Grammars were written for a number of regional languages in precolonial South Asia. The many different projects that sought to bring regional languages to order have been overshadowed, at least in modern scholarship, by the tradition of Sanskrit grammar. This panel will bring together scholars working in and across traditions of “vernacular grammars” in an attempt to provide provisional answers to a number of questions about the phenomenon as a whole. How do we define “vernacular grammars”? What were the conceptual and philological resources that the authors of vernacular grammars drew upon? How were basic fundamental differences between languages accounted for? What “vertical” connections, to specific traditions of Sanskrit and Prakrit grammar, and “horizontal” connections, to other vernacular grammars, can we identify? What are the conditions — social, religious, ideological or otherwise — that enabled these grammars to be produced? Is it simply a coincidence that so many of them were produced by Jains? What were the temporal and regional parameters of vernacular grammar production?

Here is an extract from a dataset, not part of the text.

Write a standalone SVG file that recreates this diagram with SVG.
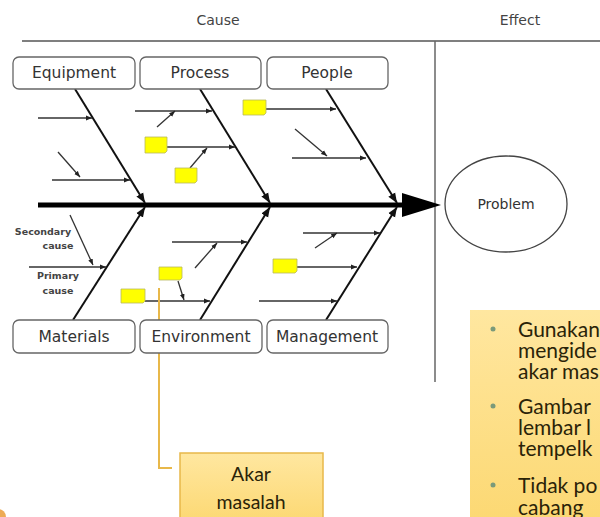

Why, for example, is the phenomenon apparently limited to regions of Southern Asia where languages related to Sanskrit, such as Hindi and Marathi, were not spoken? What does the phenomenon of “vernacular grammars” say about the phenomenon of vernacularization? This panel will mark the first attempt to study vernacular grammars in a comparative and historical perspective. We are especially interested in papers, above all co-authored papers combining multiple regions and languages, that identify and seek to explain major patterns, trends, and innovations.